(Aim of the task): Locate and copy all lines bearing the word "matplotlib".
━━━━━ Input data ━━━━━
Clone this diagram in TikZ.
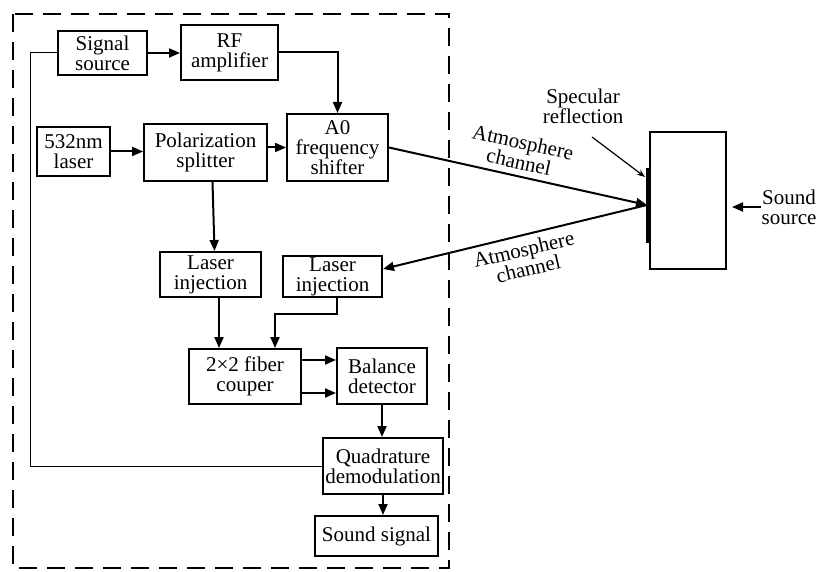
\documentclass[tikz,border=0pt]{standalone}
\usepackage{fontspec}
\setmainfont{Liberation Serif}
\newfontfamily\tnr{Liberation Serif}
\usetikzlibrary{arrows.meta,calc}
\begin{document}
\begin{tikzpicture}[x=1pt,y=-1pt,
  box/.style={draw,line width=2pt,inner sep=0pt,align=center,font=\tnr\fontsize{21}{20}\selectfont},
  lbl/.style={inner sep=0pt,align=center,font=\tnr\fontsize{21}{20}\selectfont},
  arr/.style={line width=2pt,-{Triangle[length=11pt,width=9pt]}},
  thinarr/.style={line width=1.2pt,-{Stealth[length=8pt,width=6pt]}},
  frame/.style={line width=2.6pt,dash pattern=on 18pt off 10pt},
]
\useasboundingbox (0,0) rectangle (819,572);
% frame
\draw[frame] (13,14) rectangle (449,568);
% boxes
\node[box,minimum width=89pt,minimum height=44pt] (sig) at (102.5,53) {Signal\\source};
\node[box,minimum width=97pt,minimum height=55pt] (rf) at (229.5,52.5) {RF\\amplifier};
\node[box,minimum width=101pt,minimum height=67pt] (ao) at (337.5,147.5) {A0\\frequency\\shifter};
\node[box,minimum width=73pt,minimum height=49pt] (las) at (73.5,151.5) {532nm\\laser};
\node[box,minimum width=123pt,minimum height=57pt] (pol) at (205.5,152.5) {Polarization\\splitter};
\node[box,minimum width=101pt,minimum height=45pt] (li1) at (210.5,274.5) {Laser\\injection};
\node[box,minimum width=99pt,minimum height=41pt] (li2) at (332.5,276.5) {Laser\\injection};
\node[box,minimum width=112pt,minimum height=55pt] (fib) at (245,376.5) {2×2 fiber\\couper};
\node[box,minimum width=90pt,minimum height=56pt] (bal) at (382,376) {Balance\\detector};
\node[box,minimum width=120pt,minimum height=56pt] (qd) at (383,466) {Quadrature\\demodulation};
\node[box,minimum width=123pt,minimum height=40pt] (ss) at (376.5,536) {Sound signal};
\node[box,minimum width=76pt,minimum height=137pt] (tgt) at (688,200.5) {};
% labels
\node[lbl] (spec) at (583,106) {Specular\\reflection};
\node[lbl] (snd) at (789,207) {Sound\\source};
\node[lbl,rotate=-12.4] (atm1) at (521,152) {Atmosphere\\channel};
\node[lbl,rotate=13] (atm2) at (526,259) {Atmosphere\\channel};
% coordinates
\coordinate (refl) at (647,205);
\coordinate (fb) at (30,466);
\coordinate (barT) at (648,168);
\coordinate (barB) at (648,243);
\coordinate (sp1) at (592,137);
\coordinate (sp2) at (645,177);
% mirror bar
\draw[line width=3.2pt] (barT) -- (barB);
% connectors
\draw[arr] (sig.east) -- (sig.east -| rf.west);
\draw[arr] (rf.east) -| (ao.north);
\draw[arr] (las.east) -- (las.east -| pol.west);
\draw[arr] (pol.east |- ao.west) -- (ao.west);
\draw[arr] ([xshift=7pt]pol.south) -- ([xshift=4pt]li1.north);
\draw[arr] ([xshift=8.5pt]li1.south) -- ([xshift=8.5pt]li1.south |- fib.north);
\draw[arr] ([xshift=4.5pt]li2.south) -- ++(0,16) -| ([xshift=30pt]fib.north);
\draw[arr] ([yshift=16.5pt]fib.east) -- ([yshift=16.5pt]fib.east -| bal.west);
\draw[arr] ([yshift=-16.5pt]fib.east) -- ([yshift=-16.5pt]fib.east -| bal.west);
\draw[arr] (bal.south) -- (bal.south |- qd.north);
\draw[arr] (qd.south) -- (qd.south |- ss.north);
\draw[line width=1pt] (qd.west) -- (fb) |- (sig.west);
\draw[arr] (ao.east) -- (refl);
\draw[arr] (refl) -- ([yshift=7.5pt]li2.east);
\draw[arr] (snd.west) -- ([xshift=5pt]tgt.east |- snd.west);
\draw[thinarr] (sp1) -- (sp2);
\end{tikzpicture}
\end{document}
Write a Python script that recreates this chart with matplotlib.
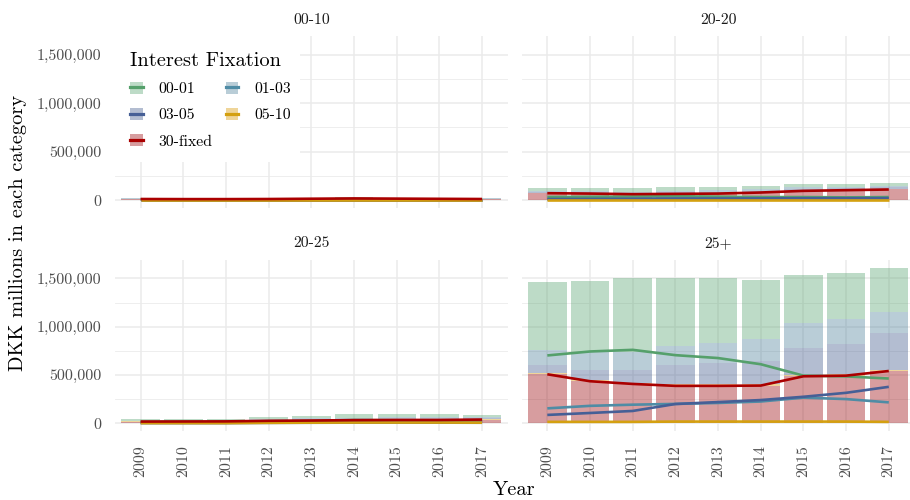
import matplotlib.pyplot as plt
from matplotlib.patches import Patch, Rectangle
from matplotlib.lines import Line2D
import numpy as np

plt.rcParams['font.family'] = ['cmr10', 'DejaVu Serif']
plt.rcParams['axes.formatter.use_mathtext'] = True

years = [2009, 2010, 2011, 2012, 2013, 2014, 2015, 2016, 2017]
facets = ["00-10", "20-20", "20-25", "25+"]
categories = ["00-01", "01-03", "03-05", "05-10", "30-fixed"]

# DKK millions, per facet
fix_00_01 = {
    "00-10": [5000, 4000, 4000, 4000, 4000, 4000, 4000, 4000, 5000],
    "20-20": [33000, 35000, 38000, 41000, 36000, 32000, 32000, 29000, 32000],
    "20-25": [15000, 15000, 14000, 21000, 23000, 33000, 30000, 30000, 21000],
    "25+": [702000, 743000, 760000, 705000, 675000, 611000, 493000, 485000, 463000],
}
fix_01_03 = {
    "00-10": [3000, 3000, 3000, 3000, 3000, 3000, 3000, 3000, 3000],
    "20-20": [8000, 9000, 10000, 12000, 14000, 16000, 18000, 14000, 13000],
    "20-25": [5000, 5000, 5000, 8000, 10000, 14000, 15000, 15000, 12000],
    "25+": [154000, 180000, 192000, 200000, 210000, 225000, 265000, 250000, 216000],
}
fix_03_05 = {
    "00-10": [2000, 2000, 2000, 2000, 2000, 2000, 2000, 2000, 2000],
    "20-20": [12000, 13000, 15000, 17000, 17000, 18000, 20000, 20000, 21000],
    "20-25": [2000, 2000, 2000, 4000, 5000, 6000, 6000, 6000, 5000],
    "25+": [86000, 106000, 127000, 199000, 219000, 240000, 274000, 315000, 377000],
}
fix_05_10 = {
    "00-10": [1000, 1000, 1000, 1000, 1000, 1000, 1000, 1000, 1000],
    "20-20": [2000, 2000, 2000, 2000, 2000, 2000, 2000, 2000, 2000],
    "20-25": [1000, 1000, 1000, 4000, 6000, 7000, 7000, 7000, 6000],
    "25+": [14000, 14000, 14000, 17000, 17000, 17000, 17000, 17000, 14000],
}
fix_30 = {
    "00-10": [12000, 11000, 11000, 12000, 15000, 18000, 16000, 14000, 12000],
    "20-20": [72000, 68000, 62000, 65000, 68000, 79000, 96000, 103000, 110000],
    "20-25": [17000, 18000, 19000, 25000, 28000, 32000, 34000, 34000, 38000],
    "25+": [507000, 435000, 407000, 387000, 387000, 390000, 486000, 493000, 541000],
}
series = {"00-01": fix_00_01, "01-03": fix_01_03, "03-05": fix_03_05,
          "05-10": fix_05_10, "30-fixed": fix_30}

fill_colors = {"00-01": "#5ca573", "01-03": "#50829b", "03-05": "#435c8e",
               "05-10": "#d99600", "30-fixed": "#9b0c11"}
line_colors = {"00-01": "#55a06b", "01-03": "#4f8ca5", "03-05": "#465f96",
               "05-10": "#d4a010", "30-fixed": "#aa0000"}

y_ticks = [0, 500000, 1000000, 1500000]
y_ticklabels = ["0", "500,000", "1,000,000", "1,500,000"]

W, H = 910, 500
fig = plt.figure(figsize=(W / 100, H / 100), dpi=100)

# panel boxes in pixels: left, top, right, bottom
boxes = {"00-10": (115, 36, 507.7, 208), "20-20": (521.7, 36, 914.4, 208),
         "20-25": (115, 260, 507.7, 431), "25+": (521.7, 260, 914.4, 431)}

x = np.arange(len(years))
ymax = 1610000
axes = {}
for f in facets:
    l, t, r, b = boxes[f]
    ax = fig.add_axes([l / W, 1 - b / H, (r - l) / W, (b - t) / H])
    axes[f] = ax
    bottom = np.zeros(len(years))
    for cat in reversed(categories):
        vals = np.array(series[cat][f], dtype=float)
        ax.bar(x, vals, 0.9, bottom=bottom, color=fill_colors[cat], alpha=0.4,
               linewidth=0, zorder=2)
        bottom += vals
    for cat in categories:
        ax.plot(x, series[cat][f], color=line_colors[cat], lw=1.9, zorder=3,
                solid_capstyle='butt')

    ax.set_xlim(-0.6, len(years) - 0.4)
    ax.set_ylim(-0.05 * ymax, 1.05 * ymax)
    ax.set_xticks(x)
    ax.set_yticks(y_ticks)
    ax.set_yticks([250000, 750000, 1250000], minor=True)
    ax.set_axisbelow(True)
    ax.grid(which='major', color='#ebebeb', lw=1.1)
    ax.grid(which='minor', axis='y', color='#ebebeb', lw=0.6)
    for s in ax.spines.values():
        s.set_visible(False)
    ax.tick_params(which='both', length=0, pad=10, labelsize=11.5,
                   labelcolor='#4d4d4d')
    if f in ("00-10", "20-25"):
        ax.set_yticklabels(y_ticklabels)
    else:
        ax.tick_params(labelleft=False)
    if f in ("20-25", "25+"):
        ax.set_xticklabels([str(y) for y in years], rotation=90)
    else:
        ax.tick_params(labelbottom=False)
    ax.set_title(f, fontsize=11.3, color='#1a1a1a', pad=9)

# legend inside the first panel, on a white box
ax0 = axes["00-10"]
ax0.add_patch(Rectangle((115 / W, 1 - 162 / H), (300 - 115) / W, (162 - 36) / H,
                        transform=fig.transFigure, facecolor='white',
                        edgecolor='none', zorder=1))
handles = {c: (Patch(facecolor=fill_colors[c], alpha=0.4, edgecolor='none'),
               Line2D([], [], color=line_colors[c], lw=2.3)) for c in categories}
order = ["00-01", "03-05", "30-fixed", "01-03", "05-10"]
leg = ax0.legend([handles[c] for c in order], order, ncol=2,
                 title="Interest Fixation", title_fontsize=14.7, fontsize=11.3,
                 loc='upper left', bbox_to_anchor=(122 / W, 1 - 44 / H),
                 bbox_transform=fig.transFigure, frameon=False, borderpad=0,
                 handlelength=0.81, handleheight=0.81, handletextpad=1.0,
                 columnspacing=0.85, labelspacing=0.75, alignment='left')
leg.set_zorder(5)

fig.text(514 / W, 1 - 490 / H, "Year", ha='center', va='center', fontsize=14.7)
fig.text(18 / W, 1 - 233 / H, "DKK millions in each category", ha='center',
         va='center', rotation=90, fontsize=14.7)

fig.savefig("out.png", dpi=100)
━━━━━
(Exercise response):
Write a Python script that recreates this chart with matplotlib.
import matplotlib.pyplot as plt
from matplotlib.patches import Patch, Rectangle
from matplotlib.lines import Line2D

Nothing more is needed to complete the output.